Start Provided material

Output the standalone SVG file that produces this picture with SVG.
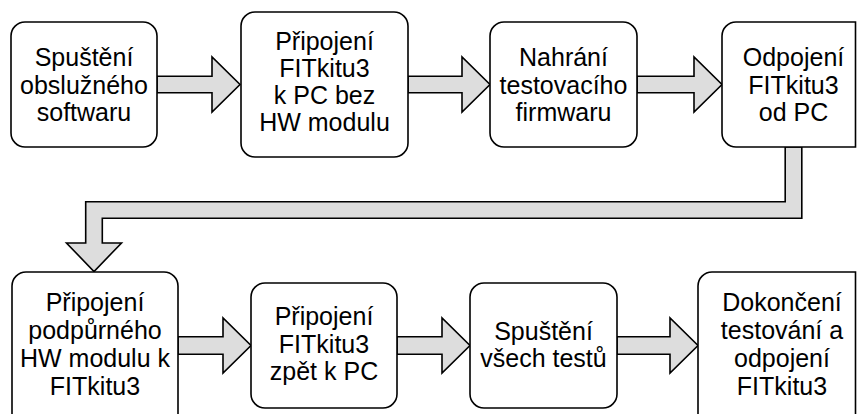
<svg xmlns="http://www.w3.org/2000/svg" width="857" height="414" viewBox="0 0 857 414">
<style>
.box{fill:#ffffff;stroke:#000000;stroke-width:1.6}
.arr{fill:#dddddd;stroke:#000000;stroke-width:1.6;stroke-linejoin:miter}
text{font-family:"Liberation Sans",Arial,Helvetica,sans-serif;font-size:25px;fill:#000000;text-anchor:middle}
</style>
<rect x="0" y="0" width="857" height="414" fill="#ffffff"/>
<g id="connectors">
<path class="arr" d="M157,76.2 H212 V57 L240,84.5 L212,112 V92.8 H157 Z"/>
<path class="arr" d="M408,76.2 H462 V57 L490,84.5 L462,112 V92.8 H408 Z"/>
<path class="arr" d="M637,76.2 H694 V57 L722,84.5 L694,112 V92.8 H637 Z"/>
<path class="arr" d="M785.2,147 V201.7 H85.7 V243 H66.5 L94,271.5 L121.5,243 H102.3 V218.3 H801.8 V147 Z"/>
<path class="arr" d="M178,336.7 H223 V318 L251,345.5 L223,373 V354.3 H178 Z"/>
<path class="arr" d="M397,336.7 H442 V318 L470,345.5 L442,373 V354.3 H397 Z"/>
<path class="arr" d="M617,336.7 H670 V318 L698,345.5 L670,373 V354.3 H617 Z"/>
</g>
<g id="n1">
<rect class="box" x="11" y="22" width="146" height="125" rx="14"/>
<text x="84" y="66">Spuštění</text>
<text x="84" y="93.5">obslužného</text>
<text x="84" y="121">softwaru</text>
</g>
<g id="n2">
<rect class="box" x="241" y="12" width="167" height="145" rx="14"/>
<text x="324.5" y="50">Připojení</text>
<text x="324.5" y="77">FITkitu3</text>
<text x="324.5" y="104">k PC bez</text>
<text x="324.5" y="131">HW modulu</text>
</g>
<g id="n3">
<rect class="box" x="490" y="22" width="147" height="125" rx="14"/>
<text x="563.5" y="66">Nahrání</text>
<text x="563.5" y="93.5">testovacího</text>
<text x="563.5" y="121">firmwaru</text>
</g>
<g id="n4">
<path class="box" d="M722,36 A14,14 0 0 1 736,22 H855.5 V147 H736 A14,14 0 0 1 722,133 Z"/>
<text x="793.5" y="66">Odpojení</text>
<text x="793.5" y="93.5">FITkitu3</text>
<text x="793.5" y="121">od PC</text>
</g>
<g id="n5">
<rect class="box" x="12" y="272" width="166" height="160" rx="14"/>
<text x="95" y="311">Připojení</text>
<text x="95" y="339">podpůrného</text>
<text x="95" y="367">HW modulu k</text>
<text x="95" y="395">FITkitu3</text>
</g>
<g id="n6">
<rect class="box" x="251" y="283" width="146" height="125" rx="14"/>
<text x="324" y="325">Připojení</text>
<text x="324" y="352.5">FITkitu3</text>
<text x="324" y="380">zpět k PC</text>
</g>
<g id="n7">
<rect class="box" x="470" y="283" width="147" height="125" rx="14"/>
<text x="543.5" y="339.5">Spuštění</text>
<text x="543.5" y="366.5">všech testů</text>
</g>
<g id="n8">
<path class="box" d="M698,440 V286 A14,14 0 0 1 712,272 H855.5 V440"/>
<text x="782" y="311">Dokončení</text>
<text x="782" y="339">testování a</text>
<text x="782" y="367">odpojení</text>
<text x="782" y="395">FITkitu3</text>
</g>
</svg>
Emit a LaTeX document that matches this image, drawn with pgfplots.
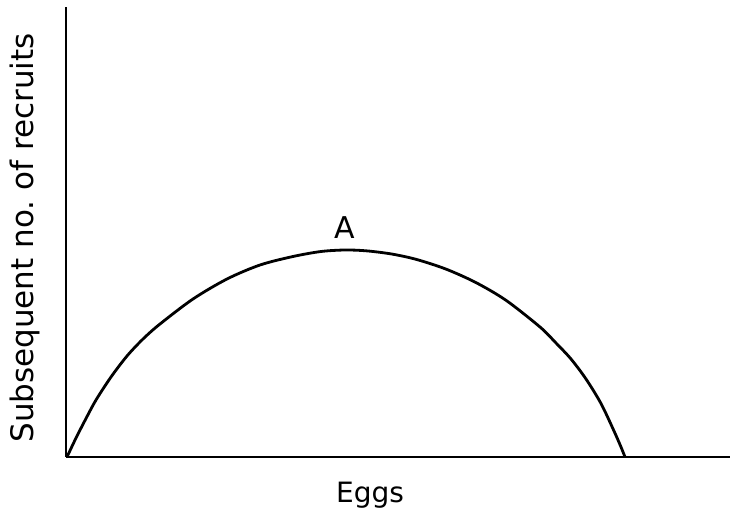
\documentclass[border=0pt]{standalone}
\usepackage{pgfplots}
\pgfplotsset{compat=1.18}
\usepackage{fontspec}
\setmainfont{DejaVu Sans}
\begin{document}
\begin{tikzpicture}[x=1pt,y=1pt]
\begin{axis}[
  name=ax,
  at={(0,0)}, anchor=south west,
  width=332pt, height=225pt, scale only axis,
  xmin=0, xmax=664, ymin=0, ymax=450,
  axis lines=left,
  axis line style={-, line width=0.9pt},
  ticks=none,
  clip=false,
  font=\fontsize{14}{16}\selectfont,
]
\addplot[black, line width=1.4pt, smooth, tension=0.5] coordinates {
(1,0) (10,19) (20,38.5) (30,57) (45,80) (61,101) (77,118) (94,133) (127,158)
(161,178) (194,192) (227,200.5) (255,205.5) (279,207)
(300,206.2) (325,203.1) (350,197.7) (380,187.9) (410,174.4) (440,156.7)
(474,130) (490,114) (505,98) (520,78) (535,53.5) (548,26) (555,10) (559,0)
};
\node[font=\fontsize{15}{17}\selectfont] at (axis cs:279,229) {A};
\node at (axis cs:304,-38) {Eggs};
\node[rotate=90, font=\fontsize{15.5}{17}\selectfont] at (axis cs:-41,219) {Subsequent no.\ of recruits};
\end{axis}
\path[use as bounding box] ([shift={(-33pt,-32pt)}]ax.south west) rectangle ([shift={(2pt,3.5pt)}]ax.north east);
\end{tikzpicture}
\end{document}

End Provided material

Quote the records above exactly, leaving out any pictures.

#### Correct response
Output the standalone SVG file that produces this picture with SVG.
<svg xmlns="http://www.w3.org/2000/svg" width="857" height="414" viewBox="0 0 857 414">
<style>
.box{fill:#ffffff;stroke:#000000;stroke-width:1.6}
.arr{fill:#dddddd;stroke:#000000;stroke-width:1.6;stroke-linejoin:miter}
text{font-family:"Liberation Sans",Arial,Helvetica,sans-serif;font-size:25px;fill:#000000;text-anchor:middle}
</style>
<rect x="0" y="0" width="857" height="414" fill="#ffffff"/>
<g id="connectors">
<path class="arr" d="M157,76.2 H212 V57 L240,84.5 L212,112 V92.8 H157 Z"/>
<path class="arr" d="M408,76.2 H462 V57 L490,84.5 L462,112 V92.8 H408 Z"/>
<path class="arr" d="M637,76.2 H694 V57 L722,84.5 L694,112 V92.8 H637 Z"/>
<path class="arr" d="M785.2,147 V201.7 H85.7 V243 H66.5 L94,271.5 L121.5,243 H102.3 V218.3 H801.8 V147 Z"/>
<path class="arr" d="M178,336.7 H223 V318 L251,345.5 L223,373 V354.3 H178 Z"/>
<path class="arr" d="M397,336.7 H442 V318 L470,345.5 L442,373 V354.3 H397 Z"/>
<path class="arr" d="M617,336.7 H670 V318 L698,345.5 L670,373 V354.3 H617 Z"/>
</g>
<g id="n1">
<rect class="box" x="11" y="22" width="146" height="125" rx="14"/>
<text x="84" y="66">Spuštění</text>
<text x="84" y="93.5">obslužného</text>
<text x="84" y="121">softwaru</text>
</g>
<g id="n2">
<rect class="box" x="241" y="12" width="167" height="145" rx="14"/>
<text x="324.5" y="50">Připojení</text>
<text x="324.5" y="77">FITkitu3</text>
<text x="324.5" y="104">k PC bez</text>
<text x="324.5" y="131">HW modulu</text>
</g>
<g id="n3">
<rect class="box" x="490" y="22" width="147" height="125" rx="14"/>
<text x="563.5" y="66">Nahrání</text>
<text x="563.5" y="93.5">testovacího</text>
<text x="563.5" y="121">firmwaru</text>
</g>
<g id="n4">
<path class="box" d="M722,36 A14,14 0 0 1 736,22 H855.5 V147 H736 A14,14 0 0 1 722,133 Z"/>
<text x="793.5" y="66">Odpojení</text>
<text x="793.5" y="93.5">FITkitu3</text>
<text x="793.5" y="121">od PC</text>
</g>
<g id="n5">
<rect class="box" x="12" y="272" width="166" height="160" rx="14"/>
<text x="95" y="311">Připojení</text>
<text x="95" y="339">podpůrného</text>
<text x="95" y="367">HW modulu k</text>
<text x="95" y="395">FITkitu3</text>
</g>
<g id="n6">
<rect class="box" x="251" y="283" width="146" height="125" rx="14"/>
<text x="324" y="325">Připojení</text>
<text x="324" y="352.5">FITkitu3</text>
<text x="324" y="380">zpět k PC</text>
</g>
<g id="n7">
<rect class="box" x="470" y="283" width="147" height="125" rx="14"/>
<text x="543.5" y="339.5">Spuštění</text>
<text x="543.5" y="366.5">všech testů</text>
</g>
<g id="n8">
<path class="box" d="M698,440 V286 A14,14 0 0 1 712,272 H855.5 V440"/>
<text x="782" y="311">Dokončení</text>
<text x="782" y="339">testování a</text>
<text x="782" y="367">odpojení</text>
<text x="782" y="395">FITkitu3</text>
</g>
</svg>
Emit a LaTeX document that matches this image, drawn with pgfplots.
\documentclass[border=0pt]{standalone}
\usepackage{pgfplots}
\pgfplotsset{compat=1.18}
\usepackage{fontspec}
\setmainfont{DejaVu Sans}
\begin{document}
\begin{tikzpicture}[x=1pt,y=1pt]
\begin{axis}[
  name=ax,
  at={(0,0)}, anchor=south west,
  width=332pt, height=225pt, scale only axis,
  xmin=0, xmax=664, ymin=0, ymax=450,
  axis lines=left,
  axis line style={-, line width=0.9pt},
  ticks=none,
  clip=false,
  font=\fontsize{14}{16}\selectfont,
]
\addplot[black, line width=1.4pt, smooth, tension=0.5] coordinates {
(1,0) (10,19) (20,38.5) (30,57) (45,80) (61,101) (77,118) (94,133) (127,158)
(161,178) (194,192) (227,200.5) (255,205.5) (279,207)
(300,206.2) (325,203.1) (350,197.7) (380,187.9) (410,174.4) (440,156.7)
(474,130) (490,114) (505,98) (520,78) (535,53.5) (548,26) (555,10) (559,0)
};
\node[font=\fontsize{15}{17}\selectfont] at (axis cs:279,229) {A};
\node at (axis cs:304,-38) {Eggs};
\node[rotate=90, font=\fontsize{15.5}{17}\selectfont] at (axis cs:-41,219) {Subsequent no.\ of recruits};
\end{axis}
\path[use as bounding box] ([shift={(-33pt,-32pt)}]ax.south west) rectangle ([shift={(2pt,3.5pt)}]ax.north east);
\end{tikzpicture}
\end{document}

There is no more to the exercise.